On September 7, Raziel Tabib presented “New Features of HP Quality Center and Product Roadmap” in a Vivit Webcast. Raziel is a Sr. Product Manager in the HP ALM suite of products.
In this blog I review the webinar from an agile perspective. The complete Webinar along with Q&A is available as archived session for Vivit members. Note, that basic Vivit membership is free.
Raziel started the announcement with a big bang: The presentation content is no longer roadmap, but reality, “HP Quality Center 11 is available as of today”.
In this release HP sets the focus on the application lifecycle management (ALM) message. They even place an ALM product on the pricelist, “ALM 11.0”. It represents a suite of products that helps customers to manage their products along the entire lifecycle, e.g., Requirements Management, Development Management, Quality Management, Performance Management and Project Dashboard. This supports the agile perspective insofar as it provides a holistic view on all development activities.

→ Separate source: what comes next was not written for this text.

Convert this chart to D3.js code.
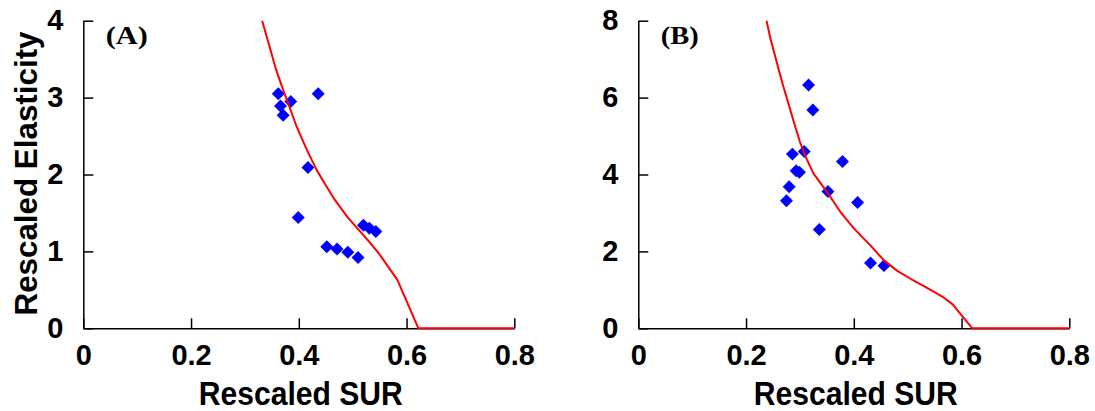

One aspect of the holistic view is the integration into developer environments. QC 11 comes with an out-of-the-box integration into the eclipse IDE. Once a Sprint has started the developer can stay in his working environment – e.g. Eclipse IDE – and update user stories, tasks and defects. All changes will be reflected in HP QC. This integration provides a large potential to accept QC as an agile repository for the project. Overhead is minimized; no switching of tools (from developer perspective) once a Sprint has started.
Backlog management with QC 11 will be much more intuitive than before. The key to usability is a new feature named “custom ordering” in the requirements management module. With this long-awaited functionality it is now possible to drag a user story exactly to the position which represents its priority in the backlog. Prior versions of QC needed to use custom attributes and workflow programming in order to achieve that functionality.
A whole new set on reporting is available in Quality Center. From an agile perspective the possibility to integrate those reports into external web pages, like wiki-pages is the most interesting one. Now, teams can use their agile reporting environment of choice. QA managers can check-out their dashboards without the need to log into QC.
Manual testing is greatly enhanced by a new tool called “Sprinter” (any Scrum affiliation is purely coincidence J). Better screen usage, annotation possibilities, recording of test actions and parallel testing of multiple target systems summarize the new functionalities. Agile teams practicing “exploratory testing” will love that tool.
Side by side clients
Starting with HP QC 11 it is possible to have several client versions of QC on a single machine. While this isn’t an intrinsic agile feature it will contribute to a successful transition to agile development.
Agile teams can explore the newest HP QC 11 version with all of its features for agile teams. Still they can work with a different HP QC version in operation.
HP is taking the agile movement serious. Release after release they have added functionality to make life easier for agile teams. The only challenge for customers is that it is not that easy to see. Most of the features are just built-in enablers. With the exception of the agile accelerator experienced users are needed to turn these features into great agile solutions.